Es probable. Que Visconti filma en clave progresista es algo que nadie discute, entre otras cosas porque es lo que hizo a lo largo de su extensa obra. Que Tomasi escribe en clave conservadora se lo reprocharon en su momento todos los escritores sicilianos comprometidos con el cambio, con el gran Leonardo Sciascia a la cabeza, y se ha quedado establecido como un lugar común que nadie pone en duda.
Y, sin embargo, a los cincuenta años de la filmación de la película y a los cincuenta y pocos de la escritura del libro, es el momento de valorar ambas obras por lo que valen en sí mismas y por lo que aún siguen diciéndonos. Ambas han trascendido a la categoría de clásicos y es absurdo buscar en ellas, a estas alturas, manifiestos políticos inmediatos. Son obras de arte y como tales hay que entenderlas y atenderlas.
La novela ha envejecido mejor que la película. Mucho mejor. El filme ha perdido frescura y ritmo, y por momentos parece que se le puede derrumbar el decorado. El libro, en cambio, sigue dotado de una prosa inigualable por su precisión descriptiva y por su poder de sugerencia.

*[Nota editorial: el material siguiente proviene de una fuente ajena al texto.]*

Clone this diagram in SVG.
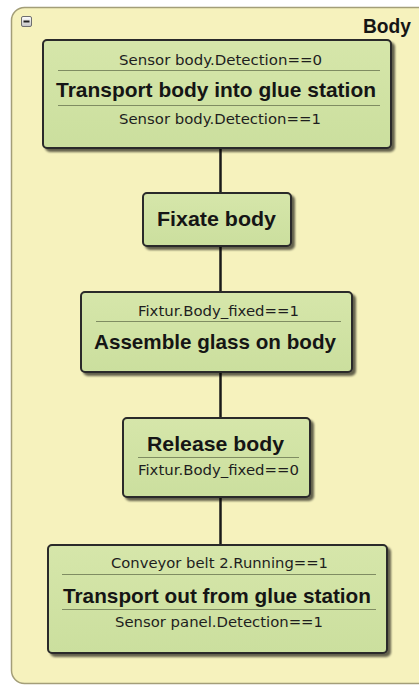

Pero no estoy seguro de que esto vaya a ser siempre así. Ambos Gatopardos seguirán ahí, en lo más alto, y puede que los giros del gusto de cada época hagan oscilar a uno y al otro y los cambien de posición. Pero será solo ligeramente, siempre en la cumbre ambos.
El príncipe y el conde no tuvieron nada en común. Salvo este peculiar felino que un día se les cruzó en sus vidas y los unió para siempre. No va a haber quien los separe.